Naar inhoud springen

Aardpeer

Zoek dit woord op in WikiWoordenboek
Uit Wikipedia, de vrije encyclopedie
(Doorverwezen vanaf Helianthus tuberosus)
Aardpeer
Aardpeer
Taxonomische indeling
Rijk:Plantae (Planten)
Stam:Embryophyta (Landplanten)
Klasse:Spermatopsida (Zaadplanten)
Clade:Bedektzadigen
Clade:'nieuwe' Tweezaadlobbigen
Clade:Campanuliden
Orde:Asterales
Familie:Asteraceae (Composietenfamilie)
Onderfamilie:Asteroideae
Geslachtengroep:Heliantheae
Geslacht:Helianthus (Zonnebloem)
Soort
Helianthus tuberosus
L. (1753)
Afbeeldingen op Wikimedia Commons Wikimedia Commons
Aardpeer op Wikispecies Wikispecies
Portaal  Portaalicoon   Biologie

De aardpeer, topinamboer, knolzonnebloem of jeruzalemartisjok (Helianthus tuberosus) is een vaste plant uit de composietenfamilie.

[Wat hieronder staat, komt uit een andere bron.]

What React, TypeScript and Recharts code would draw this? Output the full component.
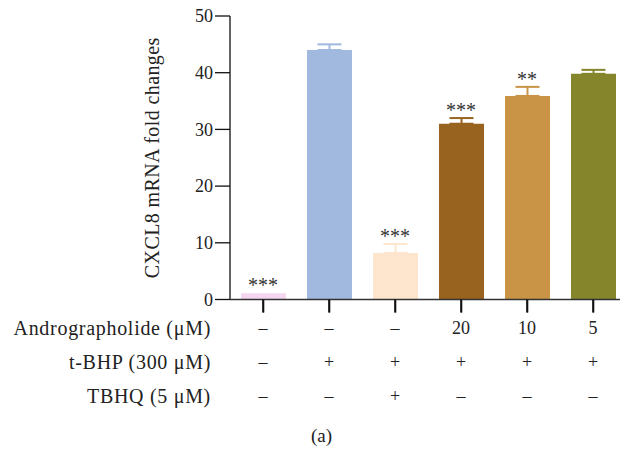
import { ComposedChart, Bar, Cell, ErrorBar, Line, LabelList, XAxis, YAxis, Label, Rectangle } from "recharts";

// groups in the order they appear on the x axis
const groups = ["ctrl", "tbhp", "tbhq", "andro20", "andro10", "andro5"];
const foldChange = [1.1, 44.0, 8.2, 31.0, 35.9, 39.8];
const errorUp = [0, 1.0, 1.6, 1.0, 1.6, 0.7];
const significance = ["***", "", "***", "***", "**", ""];
const barColors = ["#f4d6f0", "#a1b9df", "#fee6ce", "#98631f", "#c99446", "#85852c"];

// treatment table under the axis
const andrographolide = ["–", "–", "–", "20", "10", "5"];
const tBHP = ["–", "+", "+", "+", "+", "+"];
const tbhq = ["–", "–", "+", "–", "–", "–"];

const yTicks = [0, 10, 20, 30, 40, 50];

const data = groups.map((group, i) => {
  const row: Record<string, unknown> = {
    group,
    value: foldChange[i],
    top: foldChange[i] + errorUp[i],
    sig: significance[i],
  };
  // one error key per bar, so each error bar can take its bar's colour
  groups.forEach((_, j) => {
    row[`err${j}`] = i === j && errorUp[i] > 0 ? [0, errorUp[i]] : null;
  });
  return row;
});

const font = "'Liberation Serif', 'Times New Roman', serif";
const ink = "#222";
const X_TICK = 13;

// axis ids sort alphabetically, which is the order recharts stacks them in.
// the first row also carries the axis line.
const rowAxes = [
  { id: "a1", label: "Andrographolide (μM)", values: andrographolide, first: true },
  { id: "a2", label: "t-BHP (300 μM)", values: tBHP, first: false },
  { id: "a3", label: "TBHQ (5 μM)", values: tbhq, first: false },
];

// bar plus the category tick that hangs below the axis at its centre
const BarWithTick = (props: any) => {
  const { x, y, width, height } = props;
  const cx = x + width / 2;
  const base = y + height;
  return (
    <g>
      <Rectangle {...props} />
      <line x1={cx} x2={cx} y1={base} y2={base + X_TICK} stroke="#111" strokeWidth={1.6} />
    </g>
  );
};

export default function App() {
  return (
    <div
      style={{
        position: "absolute",
        left: 0,
        top: 0,
        width: 620,
        height: 449,
        overflow: "hidden",
        background: "#fff",
        fontFamily: font,
      }}
    >
      <ComposedChart
        width={626}
        height={420}
        data={data}
        margin={{ top: 16, right: 0, bottom: 7.5, left: 0 }}
      >
        <YAxis
          width={230}
          domain={[0, 50]}
          ticks={yTicks}
          tickSize={15}
          tickMargin={2}
          axisLine={{ stroke: "#111", strokeWidth: 1.3 }}
          tickLine={{ stroke: "#111", strokeWidth: 1.3 }}
          tick={{ fill: ink, fontSize: 18, fontFamily: font }}
        >
          <Label
            value="CXCL8 mRNA fold changes"
            angle={-90}
            position="insideLeft"
            offset={152}
            style={{ textAnchor: "middle", letterSpacing: 0.4 }}
            fontSize={20}
            fill={ink}
            fontFamily={font}
          />
        </YAxis>

        {rowAxes.map((r) => (
          <XAxis
            key={r.id}
            xAxisId={r.id}
            dataKey="group"
            height={r.first ? 45 : 34}
            interval={0}
            stroke="#111"
            axisLine={r.first ? { stroke: "#333", strokeWidth: 1.6 } : false}
            tickLine={r.first ? { stroke: "#111", strokeWidth: 1.6 } : false}
            tickSize={r.first ? X_TICK : 0}
            tickMargin={r.first ? 8.5 : 10.5}
            tickFormatter={(_v: string, i: number) => r.values[i]}
            tick={{ fill: ink, fontSize: 18, fontFamily: font }}
            label={{
              value: r.label,
              position: "left",
              offset: 19,
              dy: r.first ? 6 : 0,
              fontSize: 20,
              fill: ink,
              fontFamily: font,
              style: { letterSpacing: 0.7 },
            }}
          />
        ))}

        <Bar
          xAxisId="a3"
          dataKey="value"
          barSize={45}
          shape={BarWithTick}
          isAnimationActive={false}
        >
          {data.map((_, i) => (
            <Cell key={i} fill={barColors[i]} />
          ))}
          {barColors.map((c, j) => (
            <ErrorBar
              key={j}
              dataKey={`err${j}`}
              direction="y"
              width={12}
              stroke={c}
              strokeWidth={2}
            />
          ))}
        </Bar>

        {/* invisible line at the top of each error bar, carrying the asterisks */}
        <Line
          xAxisId="a3"
          dataKey="top"
          stroke="none"
          dot={false}
          activeDot={false}
          legendType="none"
          isAnimationActive={false}
        >
          <LabelList
            dataKey="sig"
            position="top"
            offset={1}
            fill="#333"
            fontSize={20}
            fontFamily={font}
          />
        </Line>
      </ComposedChart>
      <div
        style={{
          position: "absolute",
          left: 321.5,
          top: 425,
          transform: "translateX(-50%)",
          fontSize: 19,
          color: ink,
        }}
      >
        (a)
      </div>
    </div>
  );
}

Ondanks de naam jeruzalemartisjok is er geen verband met Jeruzalem en het is ook geen artisjok, al lijkt de smaak er wat op. De naam is waarschijnlijk een verbastering van het Italiaanse girasole articiocco (artisjokzonnebloem). Van oorsprong groeit de aardpeer in Noord-Amerika. Hij is voor het eerst beschreven door de Franse ontdekkingsreiziger Samuel de Champlain in 1605, die hem aantrof bij de Huron-indianen. Sindsdien is de knol vooral in Frankrijk zeer populair.

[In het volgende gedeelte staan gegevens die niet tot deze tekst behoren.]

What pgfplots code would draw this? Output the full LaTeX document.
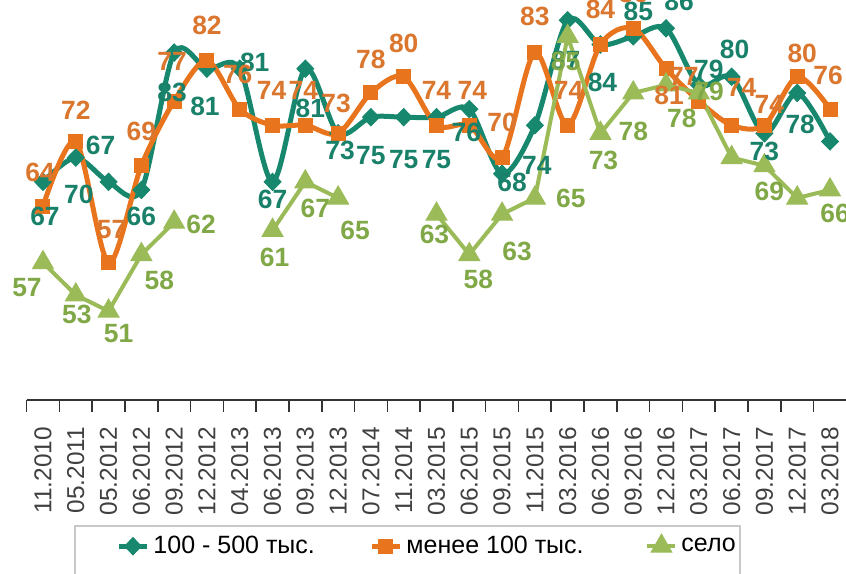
\documentclass[border=0pt]{standalone}
\usepackage{fontspec}
\setmainfont{Liberation Sans}
\usepackage{pgfplots}
\usepackage{pgfplotstable}
\pgfplotsset{compat=1.18}
\definecolor{cteal}{RGB}{23,135,110}
\definecolor{corange}{RGB}{232,116,30}
\definecolor{cgreen}{RGB}{155,187,89}
\definecolor{lteal}{RGB}{25,128,105}
\definecolor{lorange}{RGB}{218,118,45}
\definecolor{lgreen}{RGB}{128,168,70}
\definecolor{lgrid}{RGB}{200,200,200}

\pgfplotstableread{
x y dx dy op
0 67 2 -35 1
1 70 3 -37 1
2 67 -8 36 1
3 66 0 -26 1
4 83 -2 -40 1
5 81 -2 -38 1
6 81 15 6 1
7 67 0 -18 1
8 81 5 -40 1
9 73 2 -17 1
10 75 0 -38 1
11 75 0 -42 1
12 75 0 -42 1
13 76 -3 -23 1
14 68 10 -9 1
15 74 2 -40 1
16 87 -2 -40 1
17 84 2 -38 1
18 85 5 25 1
19 86 13 27 1
20 79 10 15 1
21 80 3 27 1
22 73 0 -18 1
23 78 3 -31 1
24 72 46 0 1
}\tealT

\pgfplotstableread{
x y dx dy op
0 64 -3 34 1
1 72 0 31 1
2 57 3 33 1
3 69 0 34 1
4 77 -2 40 1
5 82 0 35 1
6 76 -2 35 1
7 74 -1 35 1
8 74 -2 35 1
9 73 -2 30 1
10 78 0 34 1
11 80 0 33 1
12 74 0 35 1
13 74 3 35 1
14 70 0 35 1
15 83 0 36 1
16 74 1 35 1
17 84 0 35 1
18 86 0 35 1
19 81 3 -27 1
20 77 -15 25 1
21 74 10 38 1
22 74 5 21 1
23 80 5 23 1
24 76 -2 34 1
}\orangeT

\pgfplotstableread{
x y dx dy op
0 57 -16 -25 1
1 53 1 -19 1
2 51 10 -22 1
3 58 18 -26 1
4 62 27 -2 1
5 nan 0 0 0
6 nan 0 0 0
7 61 2 -27 1
8 67 10 -27 1
9 65 17 -32 1
10 nan 0 0 0
11 nan 0 0 0
12 63 -2 -20 1
13 58 9 -25 1
14 63 15 -37 1
15 65 36 0 1
16 85 -2 -25 1
17 73 3 -27 1
18 78 0 -38 1
19 79 43 -7 1
20 78 -17 -25 1
21 70 0 0 0
22 69 5 -26 1
23 65 0 0 0
24 66 5 -23 1
}\greenT

\pgfplotsset{
  lbl/.style={only marks, mark=*, mark size=0pt, forget plot,
    nodes near coords, point meta=y,
    /pgf/number format/assume math mode=true,
    visualization depends on={\thisrow{dx}\as\ldx},
    visualization depends on={\thisrow{dy}\as\ldy},
    visualization depends on={\thisrow{op}\as\lop},
    every node near coord/.append style={anchor=center, inner sep=0pt,
      xshift=\ldx*0.5pt, yshift=\ldy*0.5pt, opacity=\lop,
      font=\bfseries\fontsize{13.2}{15}\selectfont, text=#1}},
  tealleg/.style={legend image code/.code={\path[draw=none,fill=none] (-22pt,-12pt) rectangle (0pt,0pt);
    \draw[mark repeat=2,mark phase=2,##1] plot coordinates {(0pt,0pt) (7pt,0pt) (14pt,0pt)};}},
  stdleg/.style={legend image code/.code={%
    \draw[mark repeat=2,mark phase=2,##1] plot coordinates {(0pt,0pt) (7pt,0pt) (14pt,0pt)};}},
}

\begin{document}
\begin{tikzpicture}
\begin{axis}[
  at={(13.3pt,86.5pt)}, anchor=south west,
  scale only axis, width=409.9pt, height=202pt,
  xmin=-0.5, xmax=24.5, ymin=40, ymax=90,
  axis x line*=bottom, hide y axis,
  xtick={0,...,24},
  xticklabels={11.2010,05.2011,05.2012,06.2012,09.2012,12.2012,04.2013,06.2013,09.2013,12.2013,07.2014,11.2014,03.2015,06.2015,09.2015,11.2015,03.2016,06.2016,09.2016,12.2016,03.2017,06.2017,09.2017,12.2017,03.2018},
  major tick length=0pt,
  minor xtick={-0.5,0.5,...,24.5},
  minor tick length=6pt,
  tick align=outside,
  x axis line style={black!80, line width=0.8pt},
  minor tick style={black!80, line width=0.8pt},
  xticklabel style={rotate=90, anchor=east, font=\fontsize{12.2}{14}\selectfont, text=black!75},
  xticklabel shift=10pt,
  unbounded coords=jump,
  clip=false,
  legend columns=3,
  legend style={at={(0.0578,-0.3094)}, anchor=north west, draw=lgrid, line width=1pt,
    inner xsep=0pt, inner ysep=3pt, font=\fontsize{12.5}{14}\selectfont, cells={anchor=west}},
]
\addplot[color=cteal, line width=2.5pt, smooth, mark=diamond*, mark size=4.3pt,
  mark options={solid, line width=0.5pt, xscale=1.3}, tealleg]
  table[x=x,y=y] {\tealT};
\addlegendentry{\makebox[106pt][l]{100 - 500 тыс.}}
\addplot[color=corange, line width=2.5pt, smooth, mark=square*, mark size=3.5pt,
  mark options={solid, line width=0.5pt}, stdleg]
  table[x=x,y=y] {\orangeT};
\addlegendentry{\makebox[117.5pt][l]{менее 100 тыс.}}
\addplot[color=cgreen, line width=2pt, mark=triangle*, mark size=6pt,
  mark options={solid, line width=0.5pt}, stdleg]
  table[x=x,y=y] {\greenT};
\addlegendentry{село}
\addplot[lbl=lteal] table[x=x,y=y] {\tealT};
\addplot[lbl=lorange] table[x=x,y=y] {\orangeT};
\addplot[lbl=lgreen] table[x=x,y=y] {\greenT};
\end{axis}
\pgfresetboundingbox
\useasboundingbox (0,0) rectangle (423pt,286.5pt);
\end{tikzpicture}
\end{document}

De plant wordt zowel in de siertuin als in de groentetuin gekweekt en heeft in het Nederlandse klimaat de neiging zich sterk uit te breiden. De knollen overleven overigens meermaals afmaaien niet.

Er zijn diverse rassen van deze plant, die onder andere in hoogte kunnen verschillen van ongeveer 1,5 m tot 3,5 m.

Zoals de naam aardpeer al doet vermoeden worden de ondergrondse delen (wortelknollen) gebruikt. Deze wortels bevatten fructanen, biotine, calcium, ijzer, natrium en inuline. Ook is bekend dat de wortels geen nitraten opslaan.

In Noordwest-Europa is deze plant alleen in mooie zomers getooid met gele bloemen. Een hoekje van 2 m² kan in een jaar 10 kg eetbare knollen opbrengen. Oogsten van de knollen kan gebeuren na de eerste nachtvorst en kan vervolgens gedurende de gehele winter.

De knol heeft slechts een dunne schil en schillen is niet nodig. De aardpeer kan rauw gegeten worden, bijvoorbeeld als salade. De smaak van de knol is lichtelijk zoet, notig en heeft iets van een artisjok. De witte of roze knollen verkleuren aan de lucht snel naar bruin. De aardpeer kan gekookt worden en zo gegeten. De kooktijd varieert van 10 minuten voor de kleine aardperen, tot 30 minuten voor de grote.[1] Ook is het mogelijk de aardpeer na kort koken te bakken, net als aardappelen, al dan niet met toevoegen van kruiden, knoflook, etc.[2]

Doordat de drievoudige suikers in de menselijke darm niet worden opgenomen maar door bacteriën afgebroken, ontstaat het gas kooldioxide. Het eten van aardpeer kan daardoor leiden tot winderigheid.

Eenmaal uit de grond drogen de knollen snel uit en zijn daardoor in de koelkast hoogstens enkele dagen houdbaar.